利上げ停止→利下げサイクル」という流れではなく、「利上げ停止→再利上げ」という構図は、市場が最も嫌がる状況であり、これが米国でも起こることは最悪のシナリオだ。もちろん、これはオーストラリアの話であり、米国ではない。しかし、オーストラリアで起こるなら、米国でも起こり得る。そういう思惑が市場では働くのである。オーストラリアの10年金利はCPI後に大きく上昇して、世界の債券市場に少なからず不安を与えたのだ。しかし、週末の米国のPCEデフレーターが低下したことで、この不安は後退した。来週前半のEUのインフレ率の発表が落ち着いた内容であるならば、ひとまずオーストラリアの状況と他国の状況は切り離されるだろう。

(オーストラリア10年金利)

次に今週の米国の経済指標を確認しておこう。
新規失業保険の継続受給者は市場予想を上回った。景気後退等を心配するレベルではないものの、チャートでみると、やはりじりじり増加している。これは失業率に反映されてくる可能性が高いだろう。つまり、過去最低レベルの失業率がじりじり上がるということだ。水準としては過去最低だが、じりじり上がる。これを市場がどう判断するかは、まだ先のことだろう。

(失業保険継続受給者数)

米国の中古住宅販売件数の前月比が▲2.1%と落ち込んだ。

(中古住宅販売仮契約 前月比)

中古住宅販売仮契約指数は、過去最低の水準まで落ち込んでいる。既存住宅市場は在庫不足により、低迷が継続している。

(中古住宅販売仮契約)

住宅取得可能の容易さを示す指標も、過去最低水準から回復していない。これはトランプ氏が大統領になった場合に問題視する項目だ。トランプ氏は、「国民が住宅を手に入れやすくすることが大事」と言い続けている。現在の米国の住宅市場は歪んでいる。この歪みの解消には、米金利を大幅に低下させる必要がある。トランプ氏が大統領になった場合には、FRBには相応の圧力が加わることは間違いないだろう。

(住宅取得可能指数)

(2)米国株式市場

米国株式市場が好調だ。半年が経過したので、前半の状況を整理してこう。

上記のようなアノマリーがあるのだが、年初から6月末までに、S&P500は14.5%上昇した。過去最高値を31回も更新するなど、極めて好調だ。但し、上記のアノマリーでは、上昇した17回の平均上昇率は16%であるので、ここから年後半の上昇率はあまり派手な展開にはならないのかもしれない。

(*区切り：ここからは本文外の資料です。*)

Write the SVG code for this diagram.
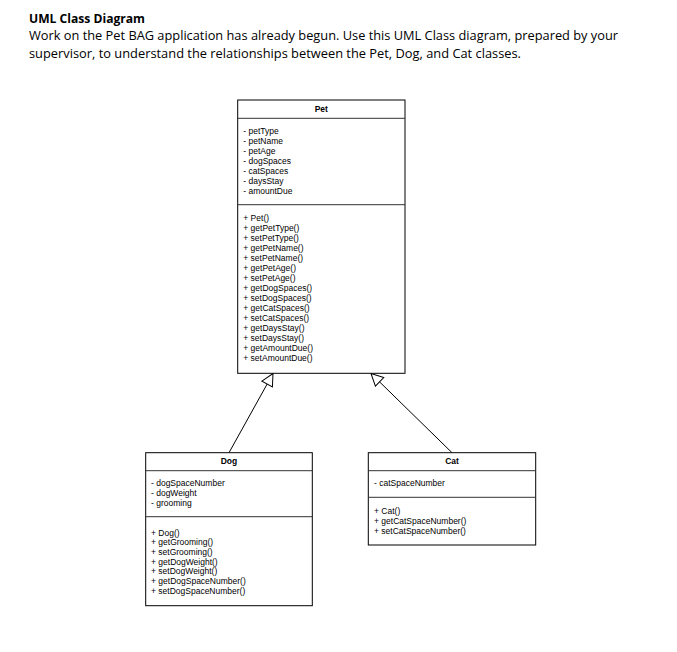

今年の前半の特徴は、S&P500が14.7%上昇しているのに対して、ラッセル2000は1%しか上昇しておらず、この差が13.7%もあることだ。このままの状況で年末に向かえば、4年連続でS&P500がラッセル2000のパフォーマンスを上回ることになる。これは珍しいことだ。

次にS&P500と米国債のパフォーマンスを確認しよう。今年も今のところ、S&P500のパフォーマンスは米国債を大きく上回っている。下の表のように過去21年間において、S&P500が米国債のパフォーマンスを上回った年は16回ある。その内で15%以上も差が開いた年は黄色の網掛けで6回ある。この状況を鑑みると、米国債だけのポートフォリオは分が悪く、米国株を主体に米国債を組み合わせることがベターと言えるだろう。

今日は早朝からゴルフで、レポートが書けなかった・・・
ひとまず、今回は大統領選テレビ討論会と米長期金利の上昇を中心にお届けした。来週は重要な経済指標が相次ぐ。イスラエルとヒズボラの状況も目を離せない。米国株はセクターローテーションをしながら底堅い展開が継続している。日本株は消去法的に上昇しているが、4万円アッパーをしっかり超えていくには材料不足だ。来週は円金利が一段と上昇するリスクもある。私は日本株の指数取引の上値追いには慎重な立場を取っているが、さてどういう展開になるか?来週に備えて、週末はパワーを溜めましょう!!